Return the listing below unchanged, minus its pictures.

---

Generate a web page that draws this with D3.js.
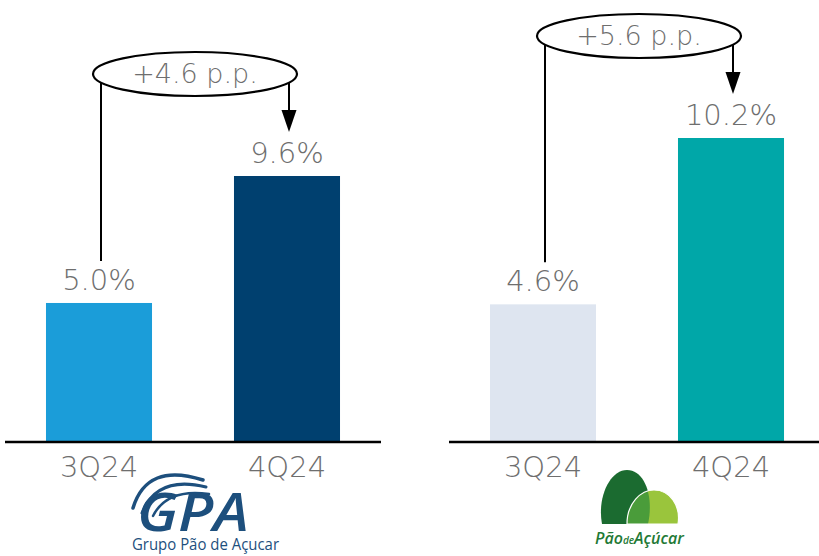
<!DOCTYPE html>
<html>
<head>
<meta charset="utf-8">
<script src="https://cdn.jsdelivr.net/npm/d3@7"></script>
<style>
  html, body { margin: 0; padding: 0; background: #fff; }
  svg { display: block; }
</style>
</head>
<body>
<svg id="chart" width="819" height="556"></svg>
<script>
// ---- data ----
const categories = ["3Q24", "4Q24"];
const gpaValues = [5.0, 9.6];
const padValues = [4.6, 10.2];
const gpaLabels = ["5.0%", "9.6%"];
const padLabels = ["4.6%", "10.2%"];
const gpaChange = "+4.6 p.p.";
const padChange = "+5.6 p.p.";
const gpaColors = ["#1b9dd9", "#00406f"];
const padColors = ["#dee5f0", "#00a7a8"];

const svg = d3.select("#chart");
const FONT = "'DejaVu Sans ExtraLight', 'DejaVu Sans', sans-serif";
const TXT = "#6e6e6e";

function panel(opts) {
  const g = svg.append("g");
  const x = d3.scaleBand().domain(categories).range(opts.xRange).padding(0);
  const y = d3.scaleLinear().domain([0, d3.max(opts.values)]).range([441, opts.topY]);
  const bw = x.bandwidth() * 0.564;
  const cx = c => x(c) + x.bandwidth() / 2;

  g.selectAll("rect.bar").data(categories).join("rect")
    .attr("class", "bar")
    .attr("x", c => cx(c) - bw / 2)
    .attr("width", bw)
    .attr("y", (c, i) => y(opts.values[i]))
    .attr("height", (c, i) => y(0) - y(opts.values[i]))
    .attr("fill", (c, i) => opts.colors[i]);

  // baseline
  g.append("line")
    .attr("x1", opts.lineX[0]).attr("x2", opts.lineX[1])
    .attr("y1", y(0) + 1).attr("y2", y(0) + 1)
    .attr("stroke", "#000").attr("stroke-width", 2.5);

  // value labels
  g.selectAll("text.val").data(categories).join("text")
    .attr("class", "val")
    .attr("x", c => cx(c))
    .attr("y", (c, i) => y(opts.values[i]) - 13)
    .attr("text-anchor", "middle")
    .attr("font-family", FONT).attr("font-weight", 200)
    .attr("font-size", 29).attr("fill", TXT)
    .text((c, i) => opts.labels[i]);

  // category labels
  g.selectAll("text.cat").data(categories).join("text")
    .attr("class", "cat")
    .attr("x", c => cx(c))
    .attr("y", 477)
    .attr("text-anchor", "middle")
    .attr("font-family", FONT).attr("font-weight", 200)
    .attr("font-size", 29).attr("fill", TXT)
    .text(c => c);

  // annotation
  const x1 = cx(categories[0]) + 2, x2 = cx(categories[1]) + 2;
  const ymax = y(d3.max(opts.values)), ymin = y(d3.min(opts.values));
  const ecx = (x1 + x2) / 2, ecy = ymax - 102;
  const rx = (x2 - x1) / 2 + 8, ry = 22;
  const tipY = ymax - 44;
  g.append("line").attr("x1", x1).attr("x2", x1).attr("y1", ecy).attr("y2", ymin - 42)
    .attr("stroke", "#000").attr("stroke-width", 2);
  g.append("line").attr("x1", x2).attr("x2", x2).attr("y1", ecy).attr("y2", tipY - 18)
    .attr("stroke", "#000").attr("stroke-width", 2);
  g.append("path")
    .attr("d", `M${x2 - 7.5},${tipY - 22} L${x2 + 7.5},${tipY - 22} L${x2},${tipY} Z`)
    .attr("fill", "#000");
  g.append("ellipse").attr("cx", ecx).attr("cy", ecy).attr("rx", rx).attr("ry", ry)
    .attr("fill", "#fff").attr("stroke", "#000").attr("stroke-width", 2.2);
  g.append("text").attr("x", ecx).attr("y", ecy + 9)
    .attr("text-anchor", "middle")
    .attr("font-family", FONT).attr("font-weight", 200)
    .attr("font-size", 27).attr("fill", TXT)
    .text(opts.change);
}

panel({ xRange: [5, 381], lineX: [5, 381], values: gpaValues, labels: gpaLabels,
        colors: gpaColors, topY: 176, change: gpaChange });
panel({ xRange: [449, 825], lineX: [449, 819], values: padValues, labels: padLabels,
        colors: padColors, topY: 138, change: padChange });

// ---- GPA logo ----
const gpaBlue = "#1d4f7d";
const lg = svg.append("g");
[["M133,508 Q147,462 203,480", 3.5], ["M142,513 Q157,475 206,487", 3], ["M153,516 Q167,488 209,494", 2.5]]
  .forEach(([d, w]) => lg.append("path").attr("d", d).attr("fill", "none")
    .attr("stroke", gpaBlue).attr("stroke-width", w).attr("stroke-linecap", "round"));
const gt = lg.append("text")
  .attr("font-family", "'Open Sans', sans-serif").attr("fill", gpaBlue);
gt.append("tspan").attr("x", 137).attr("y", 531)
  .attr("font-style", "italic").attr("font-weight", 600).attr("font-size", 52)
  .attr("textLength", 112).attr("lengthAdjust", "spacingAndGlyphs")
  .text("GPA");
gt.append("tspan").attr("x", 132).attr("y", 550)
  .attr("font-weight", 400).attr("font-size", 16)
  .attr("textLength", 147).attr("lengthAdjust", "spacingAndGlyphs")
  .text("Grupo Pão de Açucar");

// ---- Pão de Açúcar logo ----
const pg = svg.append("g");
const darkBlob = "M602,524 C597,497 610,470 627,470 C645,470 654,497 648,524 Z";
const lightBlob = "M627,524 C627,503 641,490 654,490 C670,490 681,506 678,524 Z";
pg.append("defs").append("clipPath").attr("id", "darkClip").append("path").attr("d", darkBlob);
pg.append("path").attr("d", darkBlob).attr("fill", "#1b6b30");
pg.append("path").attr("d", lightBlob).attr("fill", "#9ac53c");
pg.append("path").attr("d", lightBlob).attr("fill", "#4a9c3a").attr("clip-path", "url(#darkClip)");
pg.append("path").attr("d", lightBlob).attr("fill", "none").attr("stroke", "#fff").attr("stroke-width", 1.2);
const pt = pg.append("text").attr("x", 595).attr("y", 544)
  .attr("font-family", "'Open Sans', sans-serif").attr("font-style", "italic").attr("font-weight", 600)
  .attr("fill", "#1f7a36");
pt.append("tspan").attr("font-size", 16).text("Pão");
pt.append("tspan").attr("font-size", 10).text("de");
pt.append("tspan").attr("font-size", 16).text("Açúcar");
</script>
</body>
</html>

---

SOLUTION TO THIS EXERCISE »
Generate a web page that draws this with D3.js.
<!DOCTYPE html>
<html>
<head>
<meta charset="utf-8">
<script src="https://cdn.jsdelivr.net/npm/d3@7"></script>
<style>
  html, body { margin: 0; padding: 0; background: #fff; }
  svg { display: block; }
</style>
</head>
<body>
<svg id="chart" width="819" height="556"></svg>
<script>
// ---- data ----
const categories = ["3Q24", "4Q24"];
const gpaValues = [5.0, 9.6];
const padValues = [4.6, 10.2];
const gpaLabels = ["5.0%", "9.6%"];
const padLabels = ["4.6%", "10.2%"];
const gpaChange = "+4.6 p.p.";
const padChange = "+5.6 p.p.";
const gpaColors = ["#1b9dd9", "#00406f"];
const padColors = ["#dee5f0", "#00a7a8"];

const svg = d3.select("#chart");
const FONT = "'DejaVu Sans ExtraLight', 'DejaVu Sans', sans-serif";
const TXT = "#6e6e6e";

function panel(opts) {
  const g = svg.append("g");
  const x = d3.scaleBand().domain(categories).range(opts.xRange).padding(0);
  const y = d3.scaleLinear().domain([0, d3.max(opts.values)]).range([441, opts.topY]);
  const bw = x.bandwidth() * 0.564;
  const cx = c => x(c) + x.bandwidth() / 2;

  g.selectAll("rect.bar").data(categories).join("rect")
    .attr("class", "bar")
    .attr("x", c => cx(c) - bw / 2)
    .attr("width", bw)
    .attr("y", (c, i) => y(opts.values[i]))
    .attr("height", (c, i) => y(0) - y(opts.values[i]))
    .attr("fill", (c, i) => opts.colors[i]);

  // baseline
  g.append("line")
    .attr("x1", opts.lineX[0]).attr("x2", opts.lineX[1])
    .attr("y1", y(0) + 1).attr("y2", y(0) + 1)
    .attr("stroke", "#000").attr("stroke-width", 2.5);

  // value labels
  g.selectAll("text.val").data(categories).join("text")
    .attr("class", "val")
    .attr("x", c => cx(c))
    .attr("y", (c, i) => y(opts.values[i]) - 13)
    .attr("text-anchor", "middle")
    .attr("font-family", FONT).attr("font-weight", 200)
    .attr("font-size", 29).attr("fill", TXT)
    .text((c, i) => opts.labels[i]);

  // category labels
  g.selectAll("text.cat").data(categories).join("text")
    .attr("class", "cat")
    .attr("x", c => cx(c))
    .attr("y", 477)
    .attr("text-anchor", "middle")
    .attr("font-family", FONT).attr("font-weight", 200)
    .attr("font-size", 29).attr("fill", TXT)
    .text(c => c);

  // annotation
  const x1 = cx(categories[0]) + 2, x2 = cx(categories[1]) + 2;
  const ymax = y(d3.max(opts.values)), ymin = y(d3.min(opts.values));
  const ecx = (x1 + x2) / 2, ecy = ymax - 102;
  const rx = (x2 - x1) / 2 + 8, ry = 22;
  const tipY = ymax - 44;
  g.append("line").attr("x1", x1).attr("x2", x1).attr("y1", ecy).attr("y2", ymin - 42)
    .attr("stroke", "#000").attr("stroke-width", 2);
  g.append("line").attr("x1", x2).attr("x2", x2).attr("y1", ecy).attr("y2", tipY - 18)
    .attr("stroke", "#000").attr("stroke-width", 2);
  g.append("path")
    .attr("d", `M${x2 - 7.5},${tipY - 22} L${x2 + 7.5},${tipY - 22} L${x2},${tipY} Z`)
    .attr("fill", "#000");
  g.append("ellipse").attr("cx", ecx).attr("cy", ecy).attr("rx", rx).attr("ry", ry)
    .attr("fill", "#fff").attr("stroke", "#000").attr("stroke-width", 2.2);
  g.append("text").attr("x", ecx).attr("y", ecy + 9)
    .attr("text-anchor", "middle")
    .attr("font-family", FONT).attr("font-weight", 200)
    .attr("font-size", 27).attr("fill", TXT)
    .text(opts.change);
}

panel({ xRange: [5, 381], lineX: [5, 381], values: gpaValues, labels: gpaLabels,
        colors: gpaColors, topY: 176, change: gpaChange });
panel({ xRange: [449, 825], lineX: [449, 819], values: padValues, labels: padLabels,
        colors: padColors, topY: 138, change: padChange });

// ---- GPA logo ----
const gpaBlue = "#1d4f7d";
const lg = svg.append("g");
[["M133,508 Q147,462 203,480", 3.5], ["M142,513 Q157,475 206,487", 3], ["M153,516 Q167,488 209,494", 2.5]]
  .forEach(([d, w]) => lg.append("path").attr("d", d).attr("fill", "none")
    .attr("stroke", gpaBlue).attr("stroke-width", w).attr("stroke-linecap", "round"));
const gt = lg.append("text")
  .attr("font-family", "'Open Sans', sans-serif").attr("fill", gpaBlue);
gt.append("tspan").attr("x", 137).attr("y", 531)
  .attr("font-style", "italic").attr("font-weight", 600).attr("font-size", 52)
  .attr("textLength", 112).attr("lengthAdjust", "spacingAndGlyphs")
  .text("GPA");
gt.append("tspan").attr("x", 132).attr("y", 550)
  .attr("font-weight", 400).attr("font-size", 16)
  .attr("textLength", 147).attr("lengthAdjust", "spacingAndGlyphs")
  .text("Grupo Pão de Açucar");

// ---- Pão de Açúcar logo ----
const pg = svg.append("g");
const darkBlob = "M602,524 C597,497 610,470 627,470 C645,470 654,497 648,524 Z";
const lightBlob = "M627,524 C627,503 641,490 654,490 C670,490 681,506 678,524 Z";
pg.append("defs").append("clipPath").attr("id", "darkClip").append("path").attr("d", darkBlob);
pg.append("path").attr("d", darkBlob).attr("fill", "#1b6b30");
pg.append("path").attr("d", lightBlob).attr("fill", "#9ac53c");
pg.append("path").attr("d", lightBlob).attr("fill", "#4a9c3a").attr("clip-path", "url(#darkClip)");
pg.append("path").attr("d", lightBlob).attr("fill", "none").attr("stroke", "#fff").attr("stroke-width", 1.2);
const pt = pg.append("text").attr("x", 595).attr("y", 544)
  .attr("font-family", "'Open Sans', sans-serif").attr("font-style", "italic").attr("font-weight", 600)
  .attr("fill", "#1f7a36");
pt.append("tspan").attr("font-size", 16).text("Pão");
pt.append("tspan").attr("font-size", 10).text("de");
pt.append("tspan").attr("font-size", 16).text("Açúcar");
</script>
</body>
</html>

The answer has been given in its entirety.